Metrics that reflect this depth include:
– Average length of stay: Are visitors extending trips because of the festival?
– Repeat visitation: How many come back the next year, or at other times?
– Geographic spread: Are visitors exploring multiple districts, not only the center?
– Local business feedback: Are smaller, independent shops seeing benefits?
– Resident sentiment: Do locals feel proud and willing to host again?
Gathering such data requires simple tools: surveys at venues, interviews with business owners, online feedback forms, and careful listening in community meetings. It does not need heavyweight systems, but it does need commitment.
For designers, hearing that a staging choice helped direct visitors into an overlooked quarter, or that an immersive route encouraged overnight stays, can inform future creative decisions.

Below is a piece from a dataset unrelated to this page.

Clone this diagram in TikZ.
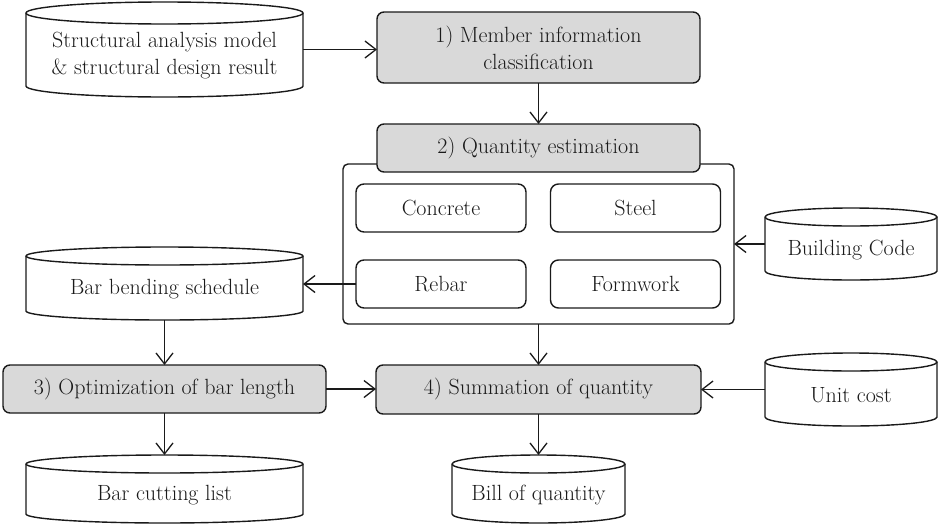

Why this matters for artists and designers
It is easy to treat tourism as something external: a separate industry, with its own jargon and agendas. For those who work in set design, performance, and visual art, that separation can feel protective. “We make the work; tourism people deal with visitors.”
This divide is unhelpful.
Tourists are audiences. Audience members are often tourists. The spaces we create, the rhythms we script, the views we frame, all shape how a visitor experiences a town. Ignoring tourism does not prevent impact; it only makes it clumsy.
An artist does not need to become a travel economist. But an awareness of tourism dynamics can refine creative choices.
For example:
– Knowing when peak arrivals occur might influence the time of the most site-revealing performance.
– Understanding which neighborhoods see the least visitor presence can inspire an installation that draws attention there.
– Recognizing that some visitors travel with children or older relatives may shape how accessible a route-based immersive piece should be.
None of this diminishes artistic integrity. It is similar to thinking about sightlines in a theater or acoustic behavior in a concert hall. It is context.
When cultural workers shape festivals with a sense of how visitors move, spend, and remember, the town benefits and the art resonates more deeply.
The field grows quieter now. Lights come down one rig at a time. Volunteers stack chairs. On a side street, a family folds up a stand that sold homemade pastries all weekend, counting notes and coins with tired satisfaction.
Tomorrow, the town will look almost ordinary again. But not quite.
There will be someone at a train window, holding a tote bag with the festival logo, replaying a scene in their mind. There will be a café that discovered a new audience and plans to stay open on Sunday evenings now. There will be a teenager who worked backstage and decided that lighting design might be a future, not just a part-time job.
This is the cultural economy at its most grounded: not abstract charts, but altered days. Arts festivals boost local tourism by inviting people to cross thresholds, then giving them reasons to return. The rest is careful design.